Bipolar nanochannels: The effects of an electro-osmotic instability. Part I: Steady-state response

TL;DR

This study investigates how electro-osmotic instability affects the steady-state current-voltage response in bipolar nanochannels, revealing differences based on internal symmetry and charge distribution.

Contribution

It provides new insights into the steady-state electrical behavior of bipolar systems, especially regarding the presence or absence of overlimiting currents based on symmetry.

Findings

Bipolar systems with internal symmetry do not show overlimiting currents.

Systems without symmetry exhibit overlimiting currents at positive voltages.

The steady-state response varies significantly with charge distribution and symmetry.

Abstract

The steady-state current-voltage response of ion-selective systems varies as the number of ion-selective components is varied. For the highly investigated unipolar system, including only one ion-selective component, it has been shown that above a supercritical voltage, an electroosmotic instability is triggered, leading to over-limiting currents. In contrast, the effects of this instability on the current-voltage response of the second most common system of a bipolar system, including two oppositely charged permselective regions, have yet to be reported. Using simulations, we investigate the steady-state electrical response of bipolar systems as we vary the ratio of the charge within the two oppositely charged regions.

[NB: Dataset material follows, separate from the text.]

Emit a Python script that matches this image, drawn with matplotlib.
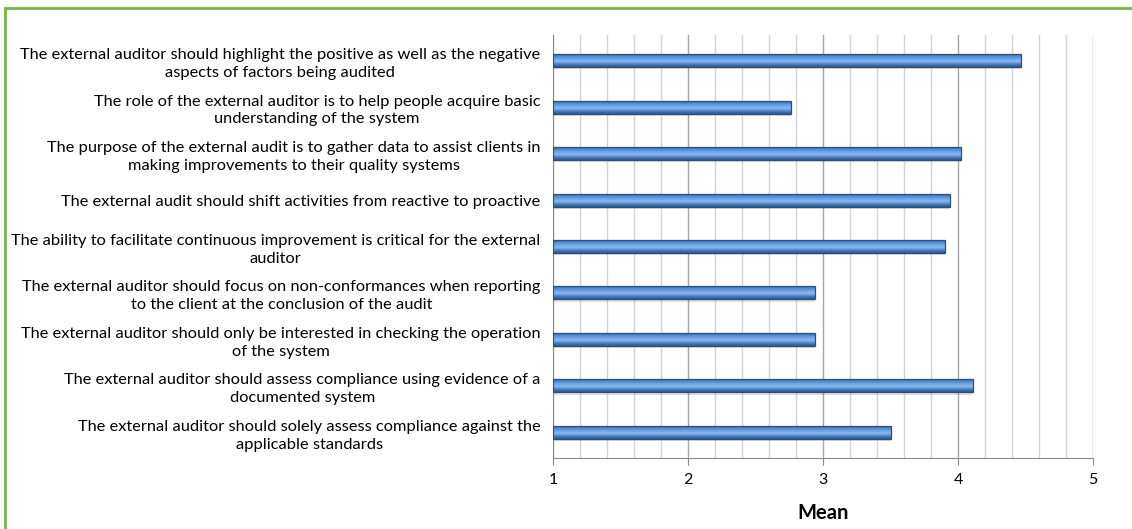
import matplotlib
matplotlib.use("Agg")
import matplotlib.pyplot as plt
import numpy as np
from matplotlib.patches import Rectangle
from matplotlib.colors import LinearSegmentedColormap

categories = [
    "The external auditor should highlight the positive as well as the negative\naspects of factors being audited",
    "The role of the external auditor is to help people acquire basic\nunderstanding of the system",
    "The purpose of the external audit is to gather data to assist clients in\nmaking improvements to their quality systems",
    "The external audit should shift activities from reactive to proactive",
    "The ability to facilitate continuous improvement is critical for the external\nauditor",
    "The external auditor should focus on non-conformances when reporting\nto the client at the conclusion of the audit",
    "The external auditor should only be interested in checking the operation\nof the system",
    "The external auditor should assess compliance using evidence of a\ndocumented system",
    "The external auditor should solely assess compliance against the\napplicable standards",
]
means = [4.47, 2.76, 4.02, 3.94, 3.90, 2.94, 2.94, 4.11, 3.50]
x_ticks = [1, 2, 3, 4, 5]

plt.rcParams['font.family'] = ['Lato', 'DejaVu Sans']

fig = plt.figure(figsize=(11.32, 5.29), dpi=100)
ax = fig.add_axes([553/1132, (529-458)/529, (1093-553)/1132, (458-35)/529])

n = len(categories)
pos = np.arange(n)[::-1]
h = 0.28

ax.set_xlim(1, 5)
ax.set_ylim(-0.55, n - 0.45)

# shadow
ax.barh(pos - 0.05, np.array(means) - 1, left=1.0, height=h, color='#000000', alpha=0.12, zorder=2, linewidth=0)
bars = ax.barh(pos, np.array(means) - 1, left=1.0, height=h, color='none',
               edgecolor='#2c4f7c', linewidth=0.9, zorder=4)
cmap = LinearSegmentedColormap.from_list('bar', ['#2b5489', '#4a7fc0', '#8dbaf0', '#6aa3e6', '#4a86cf', '#2e5a92'])
grad = np.linspace(0, 1, 64).reshape(-1, 1)
for b in bars:
    x0, y0 = b.get_x(), b.get_y()
    w, hh = b.get_width(), b.get_height()
    im = ax.imshow(grad, cmap=cmap, aspect='auto', extent=[x0, x0 + w, y0 + hh, y0],
                   origin='upper', zorder=3, interpolation='bicubic')
    im.set_clip_path(b)
    b.set_facecolor('none')

ax.set_xticks(x_ticks)
ax.set_xticks(np.arange(1, 5.01, 0.2), minor=True)
ax.grid(axis='x', which='major', color='#a6a6a6', linewidth=1.0, zorder=0)
ax.grid(axis='x', which='minor', color='#d4d4d4', linewidth=1.0, zorder=0)
ax.set_axisbelow(True)
ax.tick_params(axis='x', which='major', length=5, color='#8c8c8c', labelsize=11.5, pad=6)
ax.tick_params(axis='x', which='minor', length=0)
ax.set_yticks(pos)
ax.set_yticklabels(categories, fontsize=11.8, ha='right', multialignment='center', linespacing=1.35)
ax.tick_params(axis='y', length=0, pad=9)

for s in ['top', 'right']:
    ax.spines[s].set_visible(False)
ax.spines['left'].set_color('#8c8c8c')
ax.spines['bottom'].set_color('#8c8c8c')

ax.set_xlabel('Mean', fontsize=14.5, fontweight='bold', labelpad=11)

border = Rectangle((5/1132, -0.05), 1.2, (529-8)/529 + 0.05, transform=fig.transFigure,
                   fill=False, edgecolor='#77b347', linewidth=2, zorder=10)
fig.patches.append(border)

fig.savefig('out.png', dpi=100)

The responses are divided into those with an internal symmetry related to the surface charge and those without. In contrast to the unipolar systems, bipolar systems with the internal symmetry do not exhibit overlimiting currents, and their steady-state response is identical to the convectionless steady-state response. In contrast, the systems without the internal symmetry exhibit much more complicated behavior. For positive voltages, they have overlimiting currents, while for negative voltages, they do not have over-limiting currents. Our findings contribute to a more profound understanding of the behavior of the current-voltage response in bipolar systems.